Bryan John Birch

Bryan John Birch
Born (1931-09-25) 25 September 1931
Burton-upon-Trent
Nationality British
Fields Mathematics
Institutions University of Oxford
Alma mater University of Cambridge
Doctoral advisor J. W. S. Cassels
Doctoral students John Merriman
Anthony Scholl
John Cremona
Known for Birch and Swinnerton-Dyer conjecture
Influences Harold Davenport
Notable awards Senior Whitehead Prize (1993)
De Morgan Medal (2007)

Bryan John Birch F.R.S. (born 25 September 1931) is a British mathematician.
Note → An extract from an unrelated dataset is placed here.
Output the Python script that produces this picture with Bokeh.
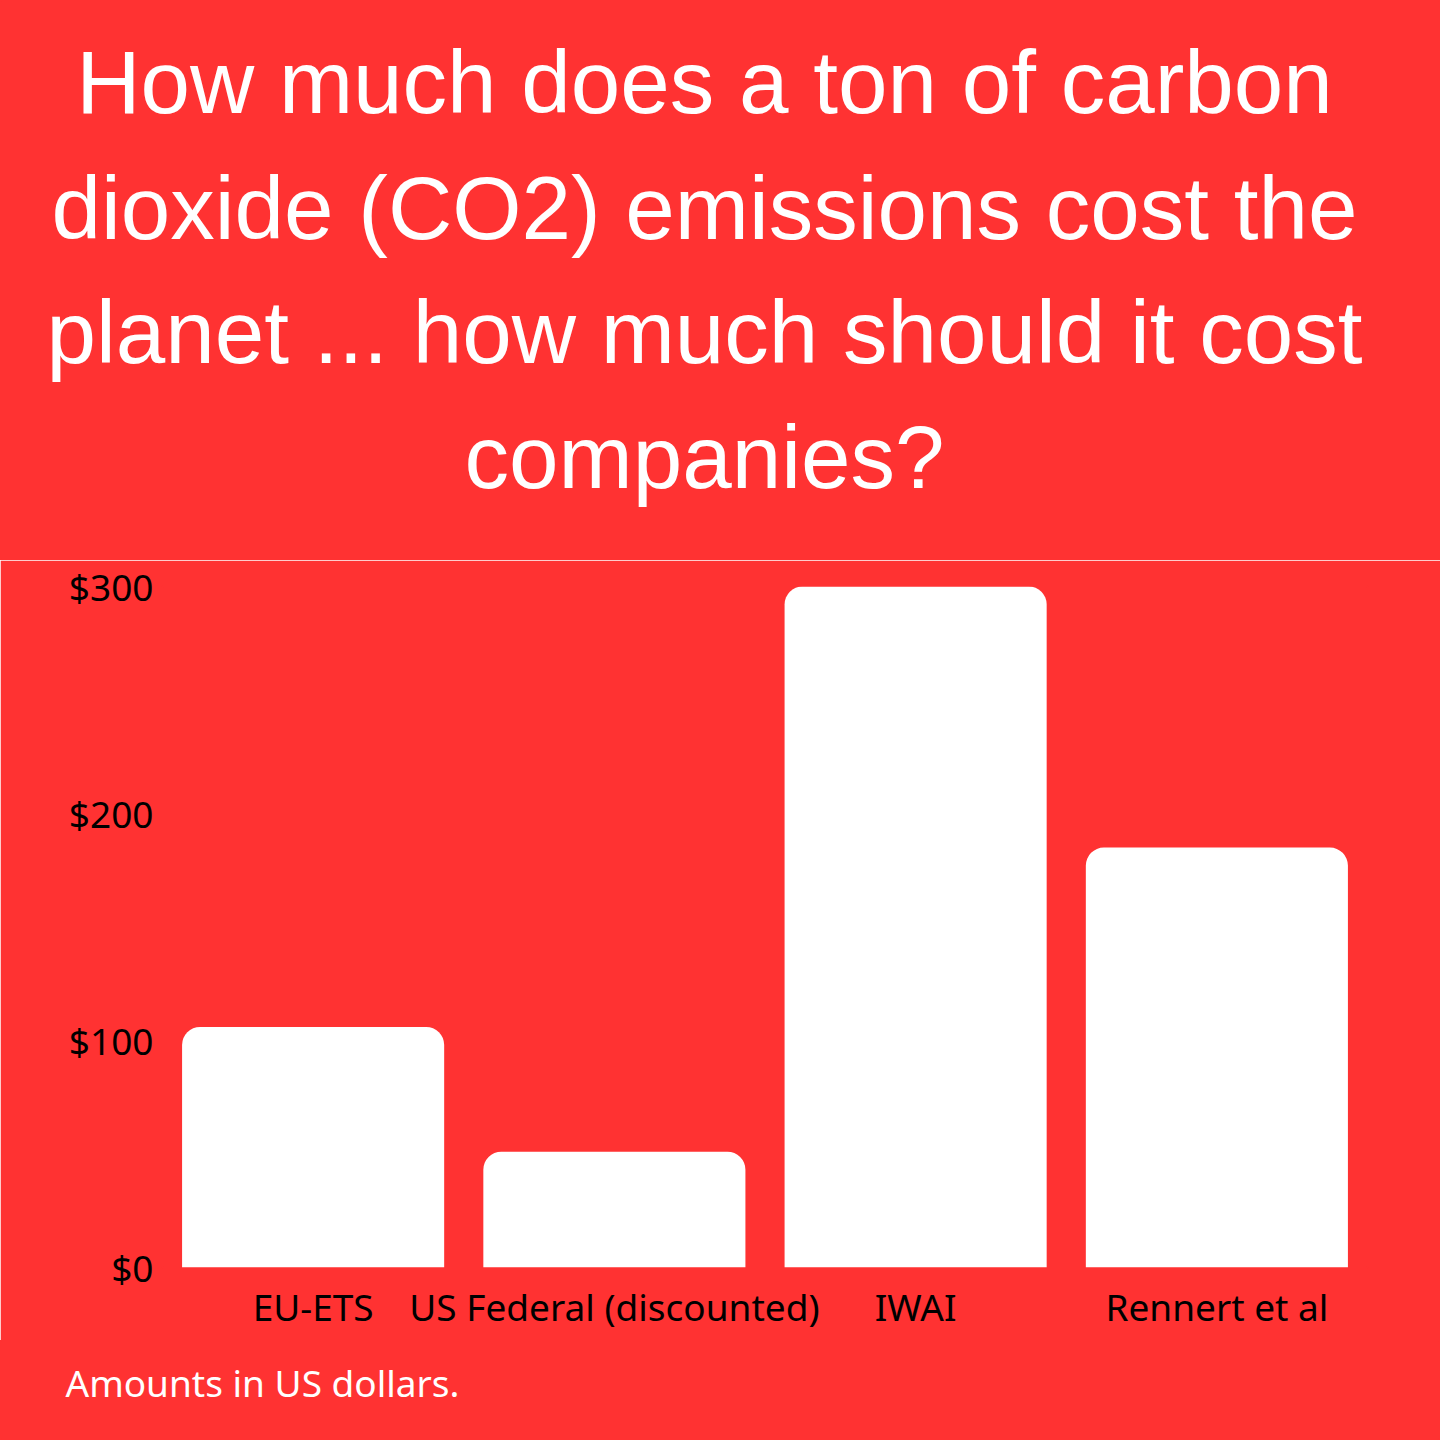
from bokeh.plotting import figure
from bokeh.layouts import column, row
from bokeh.models import FactorRange, Range1d, FixedTicker, NumeralTickFormatter, ColumnDataSource
from bokeh.core.properties import value
from bokeh.embed import file_html
from bokeh.resources import INLINE

categories = ["EU-ETS", "US Federal (discounted)", "IWAI", "Rennert et al"]
values = [106, 51, 300, 185]
y_ticks = [0, 100, 200, 300]
title_lines = [
    "How much does a ton of carbon",
    "dioxide (CO2) emissions cost the",
    "planet ... how much should it cost",
    "companies?",
]
footer = "Amounts in US dollars."

BG = "#ff3232"
W = 1440
TOP_H = 560
MAIN_H = 780
FOOT_H = 1440 - TOP_H - MAIN_H


def text_fig(h):
    f = figure(width=W, height=h, output_backend="svg", toolbar_location=None,
               x_range=Range1d(0, W), y_range=Range1d(h, 0),
               x_axis_location=None, y_axis_location=None,
               min_border=0, background_fill_color=BG, border_fill_color=BG,
               outline_line_color=BG, outline_line_width=2)
    f.grid.visible = False
    return f


# Title block
top = text_fig(TOP_H)
top.text(x=[704] * len(title_lines), y=[81, 207, 331, 456], text=title_lines,
         text_align="center", text_baseline="alphabetic",
         text_font=value("Liberation Sans"), text_font_size="89px", text_color="white")

# Main chart
p = figure(
    width=W, height=MAIN_H, output_backend="svg", toolbar_location=None,
    x_range=FactorRange(*categories, range_padding=0),
    y_range=Range1d(0, 300),
    min_border_left=162, min_border_right=73, min_border_top=26,
    min_border_bottom=MAIN_H - 26 - 681,
    background_fill_color=BG, border_fill_color=BG,
    outline_line_color=BG, outline_line_width=2,
)
p.title.visible = False
src = ColumnDataSource(dict(cat=categories, val=values))
p.vbar(x="cat", top="val", width=0.87, source=src, fill_color="white", line_color=None,
       border_radius=(18, 18, 0, 0))
p.grid.visible = False
for ax in (p.xaxis, p.yaxis):
    ax.axis_line_color = None
    ax.major_tick_line_color = None
    ax.minor_tick_line_color = None
    ax.major_tick_out = 0
    ax.major_tick_in = 0
    ax.major_label_text_font = "Noto Sans"
    ax.major_label_text_font_size = "37px"
    ax.major_label_text_color = "black"
p.yaxis.ticker = FixedTicker(ticks=y_ticks)
p.yaxis.formatter = NumeralTickFormatter(format="$0")
p.yaxis.major_label_standoff = 9
p.xaxis.major_label_standoff = 13

# Footer
foot = text_fig(FOOT_H)
foot.text(x=[65], y=[1381.5 - TOP_H - MAIN_H], text=[footer],
          text_align="left", text_baseline="alphabetic",
          text_font=value("Noto Sans"), text_font_size="37px", text_color="white")

layout = column(row(top), row(p), row(foot), spacing=0)
open("out.html", "w").write(file_html(layout, INLINE))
His name has been given to the Birch and Swinnerton-Dyer conjecture.

He was born in Burton-on-Trent, the son of Arthur Jack and Mary Edith Birch. He was educated at Shrewsbury School and Trinity College, Cambridge. He married Gina Margaret Christ in 1961. They have three children.

As a doctoral student at the University of Cambridge, he was officially working under J. W. S. Cassels. More influenced by Harold Davenport, he proved Birch's theorem, one of the results to come out of the Hardy–Littlewood circle method; it shows that odd-degree rational forms in a large enough set of variables must have zeroes.

He then worked with Peter Swinnerton-Dyer on computations relating to the Hasse–Weil L-functions of elliptic curves. Their subsequently formulated conjecture relating the rank of an elliptic curve to the order of zero of an L-function was an influence on the development of number theory from the mid-1960s onwards. He introduced modular symbols in about 1971. As of 2016 only partial results have been obtained.

In later work he contributed to algebraic K-theory (Birch–Tate conjecture). He then formulated ideas on the role of Heegner points (he had been one of those reconsidering Kurt Heegner's original work, on the class number one problem, which had not initially regained acceptance). Birch put together the context in which the Gross–Zagier theorem was proved; the correspondence is now published.

Birch was a visiting scholar at the Institute for Advanced Study in the fall of 1983.[1] He was elected a Fellow of the Royal Society in 1972; was awarded the Senior Whitehead Prize in 1993 and the De Morgan Medal in 2007 both of the London Mathematical Society. In 2012 he became a fellow of the American Mathematical Society.[2]